Records from a collection
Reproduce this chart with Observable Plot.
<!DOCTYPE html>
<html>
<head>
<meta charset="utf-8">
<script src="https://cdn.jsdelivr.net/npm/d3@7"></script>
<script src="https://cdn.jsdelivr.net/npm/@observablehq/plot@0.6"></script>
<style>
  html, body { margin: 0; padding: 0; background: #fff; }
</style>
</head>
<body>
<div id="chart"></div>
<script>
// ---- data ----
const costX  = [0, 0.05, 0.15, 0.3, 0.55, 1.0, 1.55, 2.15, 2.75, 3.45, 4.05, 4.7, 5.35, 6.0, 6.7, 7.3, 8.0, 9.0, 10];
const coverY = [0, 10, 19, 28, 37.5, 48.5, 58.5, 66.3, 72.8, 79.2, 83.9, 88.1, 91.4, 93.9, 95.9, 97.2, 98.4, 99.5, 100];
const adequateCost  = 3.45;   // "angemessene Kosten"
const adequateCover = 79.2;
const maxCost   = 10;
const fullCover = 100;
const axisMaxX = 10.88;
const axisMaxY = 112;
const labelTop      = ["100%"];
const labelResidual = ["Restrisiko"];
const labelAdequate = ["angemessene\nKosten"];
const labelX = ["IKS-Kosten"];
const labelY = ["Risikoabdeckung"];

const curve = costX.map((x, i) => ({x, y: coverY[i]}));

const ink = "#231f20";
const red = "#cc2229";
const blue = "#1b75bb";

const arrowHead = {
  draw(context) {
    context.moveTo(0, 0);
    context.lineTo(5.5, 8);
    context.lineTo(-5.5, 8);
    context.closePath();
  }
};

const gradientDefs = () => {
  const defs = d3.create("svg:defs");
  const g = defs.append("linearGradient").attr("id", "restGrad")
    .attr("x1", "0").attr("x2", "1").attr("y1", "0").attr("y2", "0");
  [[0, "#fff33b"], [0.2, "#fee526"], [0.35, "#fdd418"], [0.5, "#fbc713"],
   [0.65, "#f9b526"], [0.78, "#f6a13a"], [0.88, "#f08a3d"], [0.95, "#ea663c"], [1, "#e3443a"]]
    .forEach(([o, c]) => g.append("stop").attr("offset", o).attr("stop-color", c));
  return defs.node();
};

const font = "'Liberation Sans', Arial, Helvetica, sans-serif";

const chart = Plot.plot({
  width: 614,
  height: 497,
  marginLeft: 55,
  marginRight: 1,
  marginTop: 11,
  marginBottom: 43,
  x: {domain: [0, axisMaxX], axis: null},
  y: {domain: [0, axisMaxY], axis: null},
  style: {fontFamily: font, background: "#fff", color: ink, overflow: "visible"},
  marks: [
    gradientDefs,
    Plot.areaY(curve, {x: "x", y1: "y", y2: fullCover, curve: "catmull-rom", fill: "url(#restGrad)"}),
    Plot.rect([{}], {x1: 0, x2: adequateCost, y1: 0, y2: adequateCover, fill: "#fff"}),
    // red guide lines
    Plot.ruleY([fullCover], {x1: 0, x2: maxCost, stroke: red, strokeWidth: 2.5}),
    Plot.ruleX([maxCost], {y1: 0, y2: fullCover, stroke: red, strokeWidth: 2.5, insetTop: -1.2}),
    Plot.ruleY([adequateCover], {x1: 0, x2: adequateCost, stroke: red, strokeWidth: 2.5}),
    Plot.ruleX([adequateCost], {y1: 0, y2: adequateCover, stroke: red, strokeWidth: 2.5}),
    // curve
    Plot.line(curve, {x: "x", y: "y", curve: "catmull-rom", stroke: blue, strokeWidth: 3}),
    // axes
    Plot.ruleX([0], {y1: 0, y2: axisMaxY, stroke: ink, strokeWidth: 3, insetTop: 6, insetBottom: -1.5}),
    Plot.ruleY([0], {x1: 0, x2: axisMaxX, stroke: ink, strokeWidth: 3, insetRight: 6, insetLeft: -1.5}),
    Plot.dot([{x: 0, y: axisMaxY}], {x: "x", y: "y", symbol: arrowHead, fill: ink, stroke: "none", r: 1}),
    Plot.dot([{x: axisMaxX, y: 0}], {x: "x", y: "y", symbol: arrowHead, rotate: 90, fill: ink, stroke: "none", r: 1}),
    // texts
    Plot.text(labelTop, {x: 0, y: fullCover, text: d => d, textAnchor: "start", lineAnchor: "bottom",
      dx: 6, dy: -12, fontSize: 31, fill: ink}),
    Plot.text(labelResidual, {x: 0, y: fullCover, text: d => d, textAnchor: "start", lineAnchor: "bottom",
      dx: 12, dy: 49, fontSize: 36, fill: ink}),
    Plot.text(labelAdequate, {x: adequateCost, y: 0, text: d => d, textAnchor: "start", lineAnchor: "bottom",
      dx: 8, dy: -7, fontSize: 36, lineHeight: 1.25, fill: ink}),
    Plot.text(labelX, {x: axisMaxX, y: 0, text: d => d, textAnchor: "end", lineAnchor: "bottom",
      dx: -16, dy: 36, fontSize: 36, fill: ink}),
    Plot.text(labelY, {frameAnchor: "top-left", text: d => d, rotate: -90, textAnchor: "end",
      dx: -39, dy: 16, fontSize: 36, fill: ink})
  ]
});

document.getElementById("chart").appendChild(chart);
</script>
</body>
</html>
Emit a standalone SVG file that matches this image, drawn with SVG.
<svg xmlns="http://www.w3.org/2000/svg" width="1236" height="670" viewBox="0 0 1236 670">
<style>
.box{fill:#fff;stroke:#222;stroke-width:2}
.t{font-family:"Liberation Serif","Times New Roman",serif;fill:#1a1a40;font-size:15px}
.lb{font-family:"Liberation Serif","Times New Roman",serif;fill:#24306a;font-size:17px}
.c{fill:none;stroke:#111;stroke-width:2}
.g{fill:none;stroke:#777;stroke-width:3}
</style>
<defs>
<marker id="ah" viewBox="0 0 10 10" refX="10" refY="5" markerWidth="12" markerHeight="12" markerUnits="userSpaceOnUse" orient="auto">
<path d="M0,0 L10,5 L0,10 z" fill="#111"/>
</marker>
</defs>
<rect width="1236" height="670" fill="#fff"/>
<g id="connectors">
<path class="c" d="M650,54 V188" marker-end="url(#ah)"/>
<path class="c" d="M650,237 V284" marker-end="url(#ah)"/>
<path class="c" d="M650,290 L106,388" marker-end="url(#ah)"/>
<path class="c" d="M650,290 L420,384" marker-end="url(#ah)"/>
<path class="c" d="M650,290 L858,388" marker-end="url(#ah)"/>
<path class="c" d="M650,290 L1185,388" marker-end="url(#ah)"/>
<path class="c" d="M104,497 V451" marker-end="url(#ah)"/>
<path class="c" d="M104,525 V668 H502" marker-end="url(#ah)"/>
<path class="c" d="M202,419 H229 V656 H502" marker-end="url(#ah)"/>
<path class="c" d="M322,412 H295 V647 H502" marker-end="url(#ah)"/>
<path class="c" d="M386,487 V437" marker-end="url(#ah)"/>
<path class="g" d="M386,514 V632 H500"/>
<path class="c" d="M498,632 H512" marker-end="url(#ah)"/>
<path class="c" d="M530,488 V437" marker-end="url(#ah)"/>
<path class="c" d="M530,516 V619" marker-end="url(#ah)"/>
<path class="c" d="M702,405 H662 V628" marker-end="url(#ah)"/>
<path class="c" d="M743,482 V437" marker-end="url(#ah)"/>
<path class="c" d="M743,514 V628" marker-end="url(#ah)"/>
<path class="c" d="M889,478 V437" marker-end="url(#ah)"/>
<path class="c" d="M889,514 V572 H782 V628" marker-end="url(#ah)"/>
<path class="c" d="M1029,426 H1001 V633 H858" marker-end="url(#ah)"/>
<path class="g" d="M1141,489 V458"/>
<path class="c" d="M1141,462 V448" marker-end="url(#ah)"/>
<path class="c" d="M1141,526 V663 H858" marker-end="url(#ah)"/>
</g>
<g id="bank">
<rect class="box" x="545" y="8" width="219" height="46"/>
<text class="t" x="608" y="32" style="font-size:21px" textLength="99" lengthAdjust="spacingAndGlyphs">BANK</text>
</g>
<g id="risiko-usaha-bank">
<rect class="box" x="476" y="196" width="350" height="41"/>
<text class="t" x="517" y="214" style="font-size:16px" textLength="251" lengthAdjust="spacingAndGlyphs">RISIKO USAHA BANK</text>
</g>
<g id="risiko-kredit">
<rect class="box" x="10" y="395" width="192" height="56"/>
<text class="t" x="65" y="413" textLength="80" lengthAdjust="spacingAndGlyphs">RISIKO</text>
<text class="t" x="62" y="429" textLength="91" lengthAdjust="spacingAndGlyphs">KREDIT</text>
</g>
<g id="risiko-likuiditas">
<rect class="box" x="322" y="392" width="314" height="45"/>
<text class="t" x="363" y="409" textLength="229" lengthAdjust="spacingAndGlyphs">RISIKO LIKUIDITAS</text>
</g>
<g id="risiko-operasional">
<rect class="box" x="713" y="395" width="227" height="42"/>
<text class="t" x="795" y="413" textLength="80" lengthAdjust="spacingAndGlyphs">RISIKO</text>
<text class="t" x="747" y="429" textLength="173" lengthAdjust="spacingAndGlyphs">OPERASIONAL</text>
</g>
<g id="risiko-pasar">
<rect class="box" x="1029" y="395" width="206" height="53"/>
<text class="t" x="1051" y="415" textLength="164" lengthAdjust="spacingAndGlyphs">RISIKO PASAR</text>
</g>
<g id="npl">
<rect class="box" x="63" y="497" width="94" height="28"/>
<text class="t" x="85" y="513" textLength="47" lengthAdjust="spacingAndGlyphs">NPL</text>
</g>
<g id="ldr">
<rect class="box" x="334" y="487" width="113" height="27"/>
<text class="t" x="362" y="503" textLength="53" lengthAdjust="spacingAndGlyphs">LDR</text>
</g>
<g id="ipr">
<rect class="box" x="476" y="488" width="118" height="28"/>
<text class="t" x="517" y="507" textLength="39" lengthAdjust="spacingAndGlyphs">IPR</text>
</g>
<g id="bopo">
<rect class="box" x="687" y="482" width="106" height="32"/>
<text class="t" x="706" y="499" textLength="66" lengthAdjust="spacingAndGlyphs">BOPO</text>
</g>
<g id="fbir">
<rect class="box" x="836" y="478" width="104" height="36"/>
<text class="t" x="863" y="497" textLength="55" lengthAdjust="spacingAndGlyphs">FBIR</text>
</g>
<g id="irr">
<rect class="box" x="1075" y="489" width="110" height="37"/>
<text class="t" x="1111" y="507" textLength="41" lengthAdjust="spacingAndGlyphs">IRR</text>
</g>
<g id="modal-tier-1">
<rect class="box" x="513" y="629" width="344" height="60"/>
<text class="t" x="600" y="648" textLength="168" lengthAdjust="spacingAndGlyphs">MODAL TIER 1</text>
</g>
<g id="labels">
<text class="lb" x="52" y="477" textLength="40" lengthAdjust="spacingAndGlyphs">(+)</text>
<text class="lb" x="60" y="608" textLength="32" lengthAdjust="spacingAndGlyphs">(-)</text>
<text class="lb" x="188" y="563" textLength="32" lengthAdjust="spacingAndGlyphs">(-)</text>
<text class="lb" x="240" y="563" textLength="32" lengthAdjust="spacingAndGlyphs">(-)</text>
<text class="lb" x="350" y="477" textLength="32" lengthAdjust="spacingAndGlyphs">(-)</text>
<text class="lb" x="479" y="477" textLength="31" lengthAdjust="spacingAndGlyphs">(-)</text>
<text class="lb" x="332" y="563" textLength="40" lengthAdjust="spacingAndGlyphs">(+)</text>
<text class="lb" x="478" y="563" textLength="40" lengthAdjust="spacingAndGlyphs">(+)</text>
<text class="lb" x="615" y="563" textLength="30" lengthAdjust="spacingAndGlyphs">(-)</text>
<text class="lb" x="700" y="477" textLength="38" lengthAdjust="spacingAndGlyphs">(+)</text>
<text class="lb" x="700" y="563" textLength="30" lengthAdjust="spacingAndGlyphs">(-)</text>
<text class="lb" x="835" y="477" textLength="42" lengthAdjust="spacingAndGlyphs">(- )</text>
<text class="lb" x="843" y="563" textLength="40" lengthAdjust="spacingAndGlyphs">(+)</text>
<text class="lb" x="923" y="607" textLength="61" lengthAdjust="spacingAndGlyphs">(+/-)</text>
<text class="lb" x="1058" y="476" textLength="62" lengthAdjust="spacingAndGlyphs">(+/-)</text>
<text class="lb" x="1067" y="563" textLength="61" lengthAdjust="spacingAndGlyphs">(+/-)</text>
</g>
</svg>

→ **What the exercise asks**
Look at the material above and copy, word for word, its lines from the first through the one containing "const curve = costX.map((x, i)".

→ **Solution for this task**
Reproduce this chart with Observable Plot.
<!DOCTYPE html>
<html>
<head>
<meta charset="utf-8">
<script src="https://cdn.jsdelivr.net/npm/d3@7"></script>
<script src="https://cdn.jsdelivr.net/npm/@observablehq/plot@0.6"></script>
<style>
  html, body { margin: 0; padding: 0; background: #fff; }
</style>
</head>
<body>
<div id="chart"></div>
<script>
// ---- data ----
const costX  = [0, 0.05, 0.15, 0.3, 0.55, 1.0, 1.55, 2.15, 2.75, 3.45, 4.05, 4.7, 5.35, 6.0, 6.7, 7.3, 8.0, 9.0, 10];
const coverY = [0, 10, 19, 28, 37.5, 48.5, 58.5, 66.3, 72.8, 79.2, 83.9, 88.1, 91.4, 93.9, 95.9, 97.2, 98.4, 99.5, 100];
const adequateCost  = 3.45;   // "angemessene Kosten"
const adequateCover = 79.2;
const maxCost   = 10;
const fullCover = 100;
const axisMaxX = 10.88;
const axisMaxY = 112;
const labelTop      = ["100%"];
const labelResidual = ["Restrisiko"];
const labelAdequate = ["angemessene\nKosten"];
const labelX = ["IKS-Kosten"];
const labelY = ["Risikoabdeckung"];

const curve = costX.map((x, i) => ({x, y: coverY[i]}));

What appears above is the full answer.